Requirements
Transcribe the full listing exactly, and drop every picture.

-=-=-

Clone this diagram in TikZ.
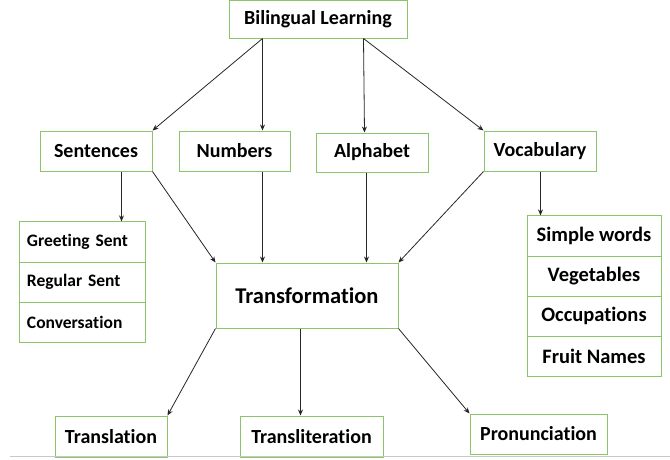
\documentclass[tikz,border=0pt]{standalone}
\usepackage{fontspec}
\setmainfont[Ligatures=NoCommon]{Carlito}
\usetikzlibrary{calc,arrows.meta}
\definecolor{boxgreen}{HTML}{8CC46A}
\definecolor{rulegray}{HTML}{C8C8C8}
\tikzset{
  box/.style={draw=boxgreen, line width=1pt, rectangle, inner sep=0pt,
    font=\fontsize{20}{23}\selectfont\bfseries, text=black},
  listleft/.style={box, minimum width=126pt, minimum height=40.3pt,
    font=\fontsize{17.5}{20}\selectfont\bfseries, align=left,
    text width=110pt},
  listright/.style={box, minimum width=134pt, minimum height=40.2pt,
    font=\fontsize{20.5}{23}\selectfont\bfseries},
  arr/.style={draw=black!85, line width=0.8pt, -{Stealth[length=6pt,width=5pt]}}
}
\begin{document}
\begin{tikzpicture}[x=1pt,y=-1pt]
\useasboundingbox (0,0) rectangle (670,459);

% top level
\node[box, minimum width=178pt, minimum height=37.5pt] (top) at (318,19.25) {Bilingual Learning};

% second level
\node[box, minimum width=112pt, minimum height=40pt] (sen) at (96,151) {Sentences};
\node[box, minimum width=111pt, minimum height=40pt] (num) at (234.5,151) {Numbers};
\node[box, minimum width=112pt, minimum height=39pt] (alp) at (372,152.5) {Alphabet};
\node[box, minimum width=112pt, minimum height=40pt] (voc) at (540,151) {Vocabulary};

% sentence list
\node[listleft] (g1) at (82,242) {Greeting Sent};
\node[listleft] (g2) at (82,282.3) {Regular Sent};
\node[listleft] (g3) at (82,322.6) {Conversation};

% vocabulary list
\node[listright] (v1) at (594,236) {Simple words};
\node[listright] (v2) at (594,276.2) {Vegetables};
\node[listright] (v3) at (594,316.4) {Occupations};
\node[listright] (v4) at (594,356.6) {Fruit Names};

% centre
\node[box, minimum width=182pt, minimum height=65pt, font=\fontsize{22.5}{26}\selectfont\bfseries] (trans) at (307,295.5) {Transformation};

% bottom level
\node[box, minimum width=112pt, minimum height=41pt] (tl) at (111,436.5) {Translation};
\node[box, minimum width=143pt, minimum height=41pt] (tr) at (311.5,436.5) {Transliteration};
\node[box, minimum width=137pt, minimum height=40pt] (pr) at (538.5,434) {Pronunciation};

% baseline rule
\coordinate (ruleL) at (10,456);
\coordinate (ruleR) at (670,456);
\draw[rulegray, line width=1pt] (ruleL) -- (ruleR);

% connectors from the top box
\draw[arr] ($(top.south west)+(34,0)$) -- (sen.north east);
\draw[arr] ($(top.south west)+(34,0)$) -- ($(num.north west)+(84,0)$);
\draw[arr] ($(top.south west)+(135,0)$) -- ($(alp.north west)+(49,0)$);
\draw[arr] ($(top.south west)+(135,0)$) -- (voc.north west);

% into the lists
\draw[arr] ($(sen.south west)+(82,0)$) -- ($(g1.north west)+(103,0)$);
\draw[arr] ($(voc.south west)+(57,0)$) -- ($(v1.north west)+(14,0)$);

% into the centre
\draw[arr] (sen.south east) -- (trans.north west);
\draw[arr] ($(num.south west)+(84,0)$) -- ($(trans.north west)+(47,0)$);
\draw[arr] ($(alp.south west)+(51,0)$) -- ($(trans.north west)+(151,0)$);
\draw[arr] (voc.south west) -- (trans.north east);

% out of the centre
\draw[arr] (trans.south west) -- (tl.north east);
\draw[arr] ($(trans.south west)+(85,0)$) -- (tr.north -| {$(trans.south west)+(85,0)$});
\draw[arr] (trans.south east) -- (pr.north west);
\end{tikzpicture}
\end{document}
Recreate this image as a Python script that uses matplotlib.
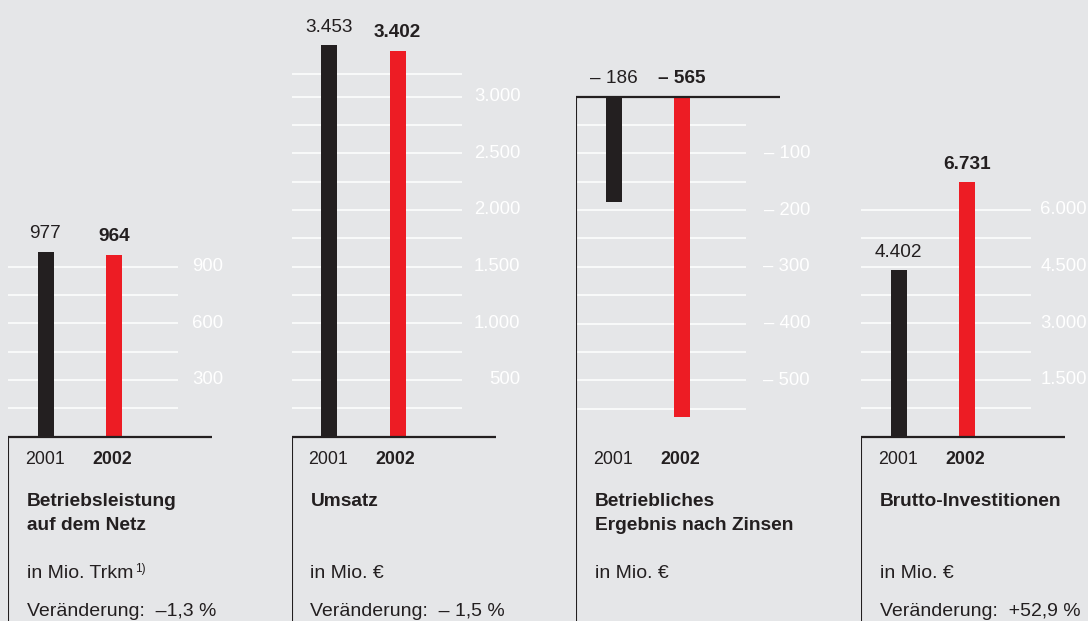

-=-=-

Solution
Clone this diagram in TikZ.
\documentclass[tikz,border=0pt]{standalone}
\usepackage{fontspec}
\setmainfont[Ligatures=NoCommon]{Carlito}
\usetikzlibrary{calc,arrows.meta}
\definecolor{boxgreen}{HTML}{8CC46A}
\definecolor{rulegray}{HTML}{C8C8C8}
\tikzset{
  box/.style={draw=boxgreen, line width=1pt, rectangle, inner sep=0pt,
    font=\fontsize{20}{23}\selectfont\bfseries, text=black},
  listleft/.style={box, minimum width=126pt, minimum height=40.3pt,
    font=\fontsize{17.5}{20}\selectfont\bfseries, align=left,
    text width=110pt},
  listright/.style={box, minimum width=134pt, minimum height=40.2pt,
    font=\fontsize{20.5}{23}\selectfont\bfseries},
  arr/.style={draw=black!85, line width=0.8pt, -{Stealth[length=6pt,width=5pt]}}
}
\begin{document}
\begin{tikzpicture}[x=1pt,y=-1pt]
\useasboundingbox (0,0) rectangle (670,459);

% top level
\node[box, minimum width=178pt, minimum height=37.5pt] (top) at (318,19.25) {Bilingual Learning};

% second level
\node[box, minimum width=112pt, minimum height=40pt] (sen) at (96,151) {Sentences};
\node[box, minimum width=111pt, minimum height=40pt] (num) at (234.5,151) {Numbers};
\node[box, minimum width=112pt, minimum height=39pt] (alp) at (372,152.5) {Alphabet};
\node[box, minimum width=112pt, minimum height=40pt] (voc) at (540,151) {Vocabulary};

% sentence list
\node[listleft] (g1) at (82,242) {Greeting Sent};
\node[listleft] (g2) at (82,282.3) {Regular Sent};
\node[listleft] (g3) at (82,322.6) {Conversation};

% vocabulary list
\node[listright] (v1) at (594,236) {Simple words};
\node[listright] (v2) at (594,276.2) {Vegetables};
\node[listright] (v3) at (594,316.4) {Occupations};
\node[listright] (v4) at (594,356.6) {Fruit Names};

% centre
\node[box, minimum width=182pt, minimum height=65pt, font=\fontsize{22.5}{26}\selectfont\bfseries] (trans) at (307,295.5) {Transformation};

% bottom level
\node[box, minimum width=112pt, minimum height=41pt] (tl) at (111,436.5) {Translation};
\node[box, minimum width=143pt, minimum height=41pt] (tr) at (311.5,436.5) {Transliteration};
\node[box, minimum width=137pt, minimum height=40pt] (pr) at (538.5,434) {Pronunciation};

% baseline rule
\coordinate (ruleL) at (10,456);
\coordinate (ruleR) at (670,456);
\draw[rulegray, line width=1pt] (ruleL) -- (ruleR);

% connectors from the top box
\draw[arr] ($(top.south west)+(34,0)$) -- (sen.north east);
\draw[arr] ($(top.south west)+(34,0)$) -- ($(num.north west)+(84,0)$);
\draw[arr] ($(top.south west)+(135,0)$) -- ($(alp.north west)+(49,0)$);
\draw[arr] ($(top.south west)+(135,0)$) -- (voc.north west);

% into the lists
\draw[arr] ($(sen.south west)+(82,0)$) -- ($(g1.north west)+(103,0)$);
\draw[arr] ($(voc.south west)+(57,0)$) -- ($(v1.north west)+(14,0)$);

% into the centre
\draw[arr] (sen.south east) -- (trans.north west);
\draw[arr] ($(num.south west)+(84,0)$) -- ($(trans.north west)+(47,0)$);
\draw[arr] ($(alp.south west)+(51,0)$) -- ($(trans.north west)+(151,0)$);
\draw[arr] (voc.south west) -- (trans.north east);

% out of the centre
\draw[arr] (trans.south west) -- (tl.north east);
\draw[arr] ($(trans.south west)+(85,0)$) -- (tr.north -| {$(trans.south west)+(85,0)$});
\draw[arr] (trans.south east) -- (pr.north west);
\end{tikzpicture}
\end{document}
Recreate this image as a Python script that uses matplotlib.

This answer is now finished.